Why integration equals agility


  • Faster decision-making: Unified data eliminates reconciliation delays so planners and operators act on current inventory and order status.
  • Process automation: Automated handoffs (e.g., order → pick → ship → invoice) reduce manual steps and error rates.
  • Scale with less friction: Modular platforms let you add new geographies, channels, or services without ripping out systems.
  • Innovation enablement: APIs and standardized data models make it easier to adopt new tools like advanced routing or AI-driven forecasting.


Key platform types and architectural patterns


  • Monolithic suites: Large, single-vendor systems that cover many functions. Benefit: tightly integrated out of the box. Trade-off: can be rigid and heavyweight.
  • Best-of-breed with middleware: Specialized systems for each function connected by an integration layer. Benefit: best functionality per area. Trade-off: requires careful integration architecture and governance.
  • Microservices/API-first platforms: Modular, cloud-native components linked via APIs. Benefit: flexibility and faster innovation.

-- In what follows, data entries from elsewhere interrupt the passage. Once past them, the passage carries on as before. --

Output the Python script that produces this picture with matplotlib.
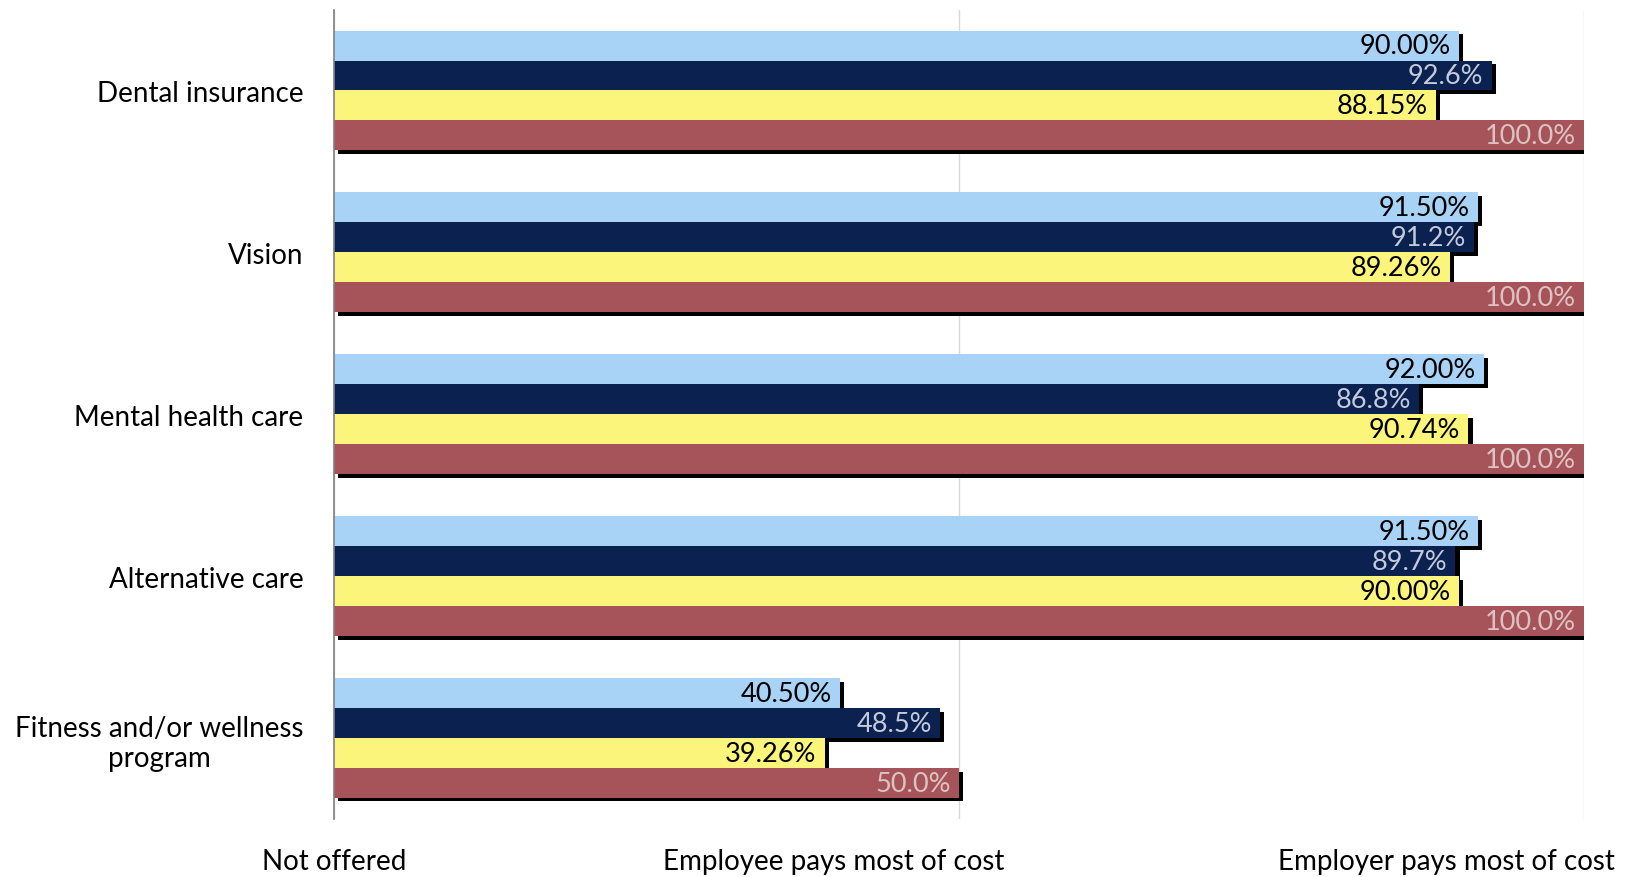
import matplotlib
matplotlib.use("Agg")
import matplotlib.pyplot as plt
import matplotlib.patheffects as pe
import numpy as np

plt.rcParams['font.family'] = ['Lato', 'DejaVu Sans']

categories = ["Dental insurance", "Vision", "Mental health care",
              "Alternative care", "Fitness and/or wellness\nprogram"]
series_a = [90.00, 91.50, 92.00, 91.50, 40.50]
series_b = [92.6, 91.2, 86.8, 89.7, 48.5]
series_c = [88.15, 89.26, 90.74, 90.00, 39.26]
series_d = [100.0, 100.0, 100.0, 100.0, 50.0]
label_a = ["90.00%", "91.50%", "92.00%", "91.50%", "40.50%"]
label_b = ["92.6%", "91.2%", "86.8%", "89.7%", "48.5%"]
label_c = ["88.15%", "89.26%", "90.74%", "90.00%", "39.26%"]
label_d = ["100.0%", "100.0%", "100.0%", "100.0%", "50.0%"]
scale_labels = ["Not offered", "Employee pays most of cost", "Employer pays most of cost"]
scale_label_x = [0, 40, 89]

colors = ["#a8d3f6", "#0b2150", "#fbf57c", "#a65459"]
text_colors = ["#000000", "#c3cadb", "#000000", "#dcc3c3"]

fig = plt.figure(figsize=(16.39, 8.78), dpi=100)
ax = fig.add_axes([0.2038, 0.066, 0.7627, 0.922])

y = np.arange(len(categories))
h = 0.185
series = [series_a, series_b, series_c, series_d]
labels = [label_a, label_b, label_c, label_d]
offsets = [-1.5, -0.5, 0.5, 1.5]
shadow = [pe.SimplePatchShadow(offset=(3, -2.5), shadow_rgbFace='black', alpha=1.0), pe.Normal()]

for vals, labs, col, tcol, off in zip(series, labels, colors, text_colors, offsets):
    bars = ax.barh(y + off * h, vals, height=h, color=col, zorder=3)
    for b in bars:
        b.set_path_effects(shadow)
    for yy, v, lab in zip(y + off * h, vals, labs):
        ax.annotate(lab, xy=(v, yy), xytext=(-6, 0), textcoords='offset points',
                    ha='right', va='center', fontsize=19.5, color=tcol, zorder=4)

ax.set_xlim(0, 100)
ax.set_ylim(4.5, -0.5)
ax.set_yticks(y)
ax.set_yticklabels(categories, fontsize=20, multialignment='center')
ax.tick_params(axis='y', length=0, pad=22)
ax.set_xticks([0, 50, 100])
ax.set_xticklabels([])
ax.tick_params(axis='x', length=0)
ax.grid(axis='x', color='#d9d9d9', linewidth=1, zorder=0)
for s in ['top', 'right', 'bottom']:
    ax.spines[s].set_visible(False)
ax.spines['left'].set_color('#808080')
ax.spines['left'].set_linewidth(1.2)
ax.spines['left'].set_zorder(5)

for lab, xv in zip(scale_labels, scale_label_x):
    ax.annotate(lab, xy=(xv, 0), xycoords=('data', 'axes fraction'),
                xytext=(0, -30), textcoords='offset points',
                ha='center', va='center', fontsize=20, color='black')

fig.savefig("out.png", dpi=100)
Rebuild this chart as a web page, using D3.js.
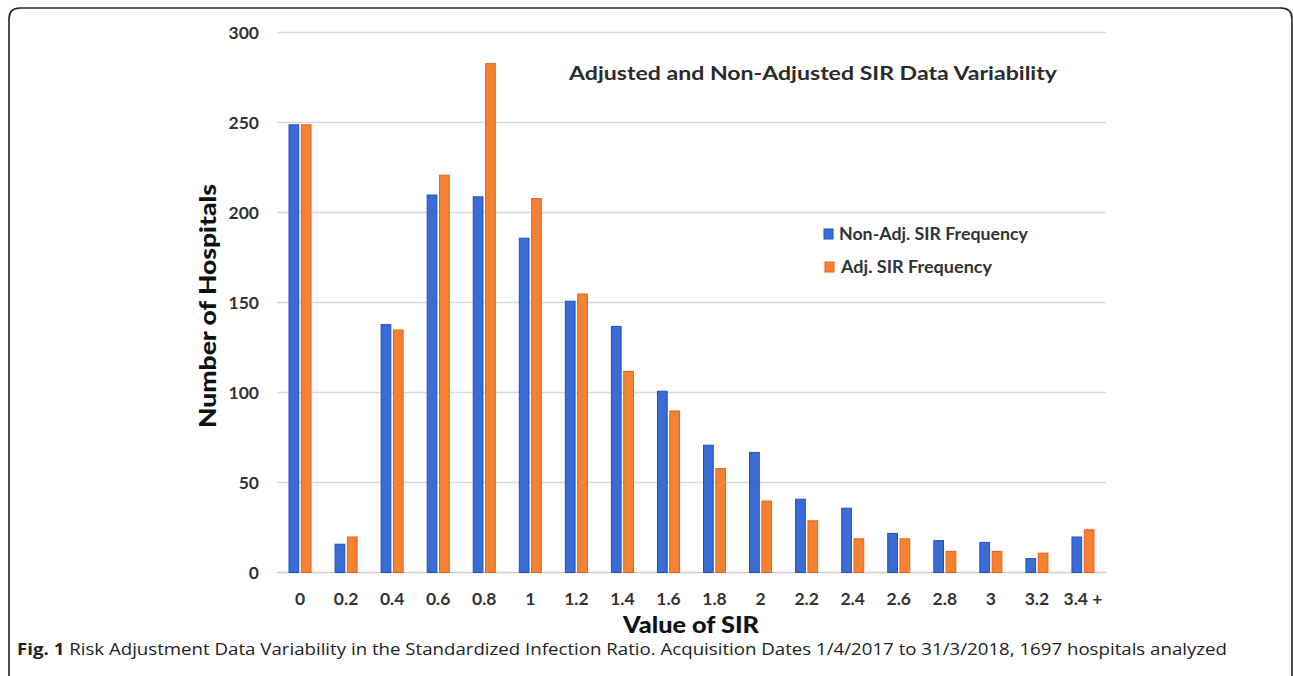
<!DOCTYPE html>
<html><head><meta charset="utf-8">
<script src="https://cdn.jsdelivr.net/npm/d3@7/dist/d3.min.js"></script>
<style>body{margin:0;background:#fff}svg{display:block}</style>
</head><body><svg id="c" width="1293" height="676"></svg>
<script>
const categories = ["0","0.2","0.4","0.6","0.8","1","1.2","1.4","1.6","1.8","2","2.2","2.4","2.6","2.8","3","3.2","3.4 +"];
const nonAdj = [249,16,138,210,209,186,151,137,101,71,67,41,36,22,18,17,8,20];
const adj    = [249,20,135,221,283,208,155,112,90,58,40,29,19,19,12,12,11,24];
const seriesNames = ["Non-Adj. SIR Frequency","Adj. SIR Frequency"];
const yTicks = [0,50,100,150,200,250,300];

const svg = d3.select("#c");
const fills = ["#3a6cd4","#f48230"];
const strokes = ["#1f4fc6","#f25c1e"];

// frame
svg.append("path").attr("d","M9,690 L9,19 Q9,8 20,8 L1281,8 Q1292,8 1292,19 L1292,690")
  .attr("fill","none").attr("stroke","#222").attr("stroke-width",1.6);

const x0 = d3.scaleBand().domain(categories).range([277,1106]).paddingInner(0.5).paddingOuter(0.25);
const x1 = d3.scaleBand().domain([0,1]).range([0,x0.bandwidth()]).paddingInner(0.13);
const y = d3.scaleLinear().domain([0,300]).range([572.5,32.5]);

// grid
svg.append("g").selectAll("line").data(yTicks).join("line")
  .attr("x1",277).attr("x2",1106).attr("y1",d=>y(d)).attr("y2",d=>y(d))
  .attr("stroke",d=>d===0?"#cfcfcf":"#d9d9d9").attr("stroke-width",1.4);

// y axis labels
const yAxis = d3.axisLeft(y).tickValues(yTicks).tickSize(0).tickPadding(0);
const gy = svg.append("g").attr("transform","translate(259,0)").call(yAxis);
gy.select(".domain").remove();
gy.selectAll("text").attr("font-family","Lato, 'Open Sans', sans-serif").attr("font-weight","700")
  .attr("font-size","17.5px").attr("fill","#333").attr("dy","0.35em");

// x axis labels
const xAxis = d3.axisBottom(x0).tickSize(0).tickPadding(0);
const gx = svg.append("g").attr("transform","translate(0,593)").call(xAxis);
gx.select(".domain").remove();
gx.selectAll("text").attr("font-family","Lato, 'Open Sans', sans-serif").attr("font-weight","700")
  .attr("font-size","17.5px").attr("fill","#333");

// bars
const data = categories.map((c,i)=>({c, v:[nonAdj[i],adj[i]]}));
const groups = svg.append("g").selectAll("g").data(data).join("g")
  .attr("transform",d=>`translate(${x0(d.c)},0)`);
groups.selectAll("rect").data(d=>d.v.map((v,k)=>({v,k}))).join("rect")
  .attr("x",d=>x1(d.k)+0.5).attr("width",x1.bandwidth()-1)
  .attr("y",d=>y(d.v)+0.5).attr("height",d=>y(0)-y(d.v)-0.5)
  .attr("fill",d=>fills[d.k]).attr("stroke",d=>strokes[d.k]).attr("stroke-width",1);

// title
svg.append("text").attr("x",569).attr("y",80).text("Adjusted and Non-Adjusted SIR Data Variability")
  .attr("font-family","Lato, 'Open Sans', sans-serif").attr("font-weight","700").attr("font-size","19.5px")
  .attr("fill","#2b2b2b").attr("textLength",488).attr("lengthAdjust","spacingAndGlyphs");

// legend
const lg = svg.append("g");
const legY = [234,267];
seriesNames.forEach((n,k)=>{
  lg.append("rect").attr("x",824+k).attr("y",legY[k]-5).attr("width",9).attr("height",10)
    .attr("fill",fills[k]).attr("stroke",strokes[k]).attr("stroke-width",1);
  lg.append("text").attr("x",839+k*2).attr("y",legY[k]).attr("dy","0.35em").text(n)
    .attr("font-family","Lato, 'Open Sans', sans-serif").attr("font-weight","700").attr("font-size","16.5px")
    .attr("fill","#333").attr("textLength",k?151:189).attr("lengthAdjust","spacingAndGlyphs");
});

// axis titles
svg.append("text").attr("transform","translate(216,306) rotate(-90)").attr("text-anchor","middle")
  .text("Number of Hospitals").attr("font-family","Lato, 'Open Sans', sans-serif").attr("font-weight","900")
  .attr("font-size","22px").attr("fill","#111").attr("textLength",244).attr("lengthAdjust","spacingAndGlyphs");
svg.append("text").attr("x",691).attr("y",633).attr("text-anchor","middle").text("Value of SIR")
  .attr("font-family","Lato, 'Open Sans', sans-serif").attr("font-weight","900")
  .attr("font-size","23px").attr("fill","#111").attr("textLength",136).attr("lengthAdjust","spacingAndGlyphs");

// caption
const cap = svg.append("text").attr("x",17).attr("y",655)
  .attr("font-family","'Open Sans', sans-serif").attr("font-size","16.5px").attr("fill","#222");
cap.append("tspan").attr("font-weight","700").text("Fig. 1");
cap.append("tspan").text(" Risk Adjustment Data Variability in the Standardized Infection Ratio. Acquisition Dates 1/4/2017 to 31/3/2018, 1697 hospitals analyzed");
cap.attr("textLength",1210).attr("lengthAdjust","spacingAndGlyphs");
</script></body></html>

Trade-off: requires a modern integration strategy and disciplined operations.
  • Hybrid deployments: Cloud for scalability and on-prem components for specific compliance or latency needs.


How to choose an integrated IT platform — practical criteria


  1. Business alignment: Start with clear business outcomes (faster delivery, cost reduction, omnichannel fulfillment). Prioritize platform capabilities that map directly to these outcomes.
  2. Integration capability: Look for robust, documented APIs, event-driven capabilities, pre-built connectors to common carriers/marketplaces, and support for EDI/AS2 where needed.
  3. Data model and master data management: Ensure the platform supports consistent SKU, customer, and location master data and can enforce data quality rules.
  4. Scalability and performance: Cloud-native, multi-tenant or containerized platforms typically scale more easily for spikes in volume.
  5. Configurability vs customization: Favor configurable platforms that minimize custom code; heavy customization increases upgrade and maintenance costs.
  6. Security and compliance: Check data residency, encryption, access control, and industry-specific compliance (e.g., customs or food traceability).
  7. Vendor ecosystem and roadmap: Evaluate third-party integrations, marketplace partners, and the vendor’s development roadmap to ensure long-term fit.
  8. TCO and licensing model: Assess not just up-front cost but implementation, integration, support, and future upgrade costs.


Implementation best practices


  • Define a phased rollout: Break the program into small, measurable phases (pilot site, region, or product line) to reduce risk and learn quickly.
  • Map processes end-to-end: Document current-state workflows, target workflows, and data flows. Use these maps to design integrations and automation rules.
  • Prioritize data quality: Clean and standardize master data before migration. Bad master data multiplies errors across integrated systems.
  • Test thoroughly: Include integration, volume, and user-acceptance tests. Simulate peak loads and exception scenarios (returns, split shipments).
  • Invest in training and change management: Provide role-based training and support to get users comfortable with new interfaces and processes.
  • Monitor KPIs from day one: Track service levels, cycle times, error rates, and cost per order to measure benefits and catch regressions early.


Common mistakes to avoid


  • Choosing a platform based solely on features or price without validating how it supports critical business processes.
  • Over-customizing the solution, which can lock you into expensive upgrade paths and slow innovation.
  • Underestimating integration complexity — assume APIs exist, but validate performance, error handling, and transaction semantics.
  • Skipping data governance — poor master data undermines everything an integrated platform promises.
  • Neglecting people and process change — technology alone won’t improve outcomes without training and clear ownership.


Real-world examples


  • A mid-size retailer moved from disconnected order and inventory spreadsheets to an API-first OMS that integrated with their WMS and carriers, cutting order cycle time and reducing stockouts by improving visibility across channels.
  • A 3PL adopted a cloud-based integrated platform combining WMS and TMS modules, enabling dynamic carrier selection and real-time tracking that reduced freight costs and improved on-time delivery metrics.


Quick decision checklist


  • Do the platform’s core capabilities map to my top 3 business goals?
  • Are there mature APIs and pre-built connectors for my critical systems and partners?
  • Can the platform enforce clean master data and provide a single source of truth?
  • Is the architecture cloud-native and scalable for growth and peaks?
  • What is the realistic timeline, cost, and resource commitment for implementation?
  • How will success be measured and governed after go-live?


Choosing an integrated IT platform is as much about process and people as it is about technology. Start with clear outcomes, insist on clean data and open integrations, phase your rollout, and prioritize training. With the right approach you can unlock genuine agility — faster responses to market change, lower operating cost, and a platform that supports continuous improvement rather than creating new constraints.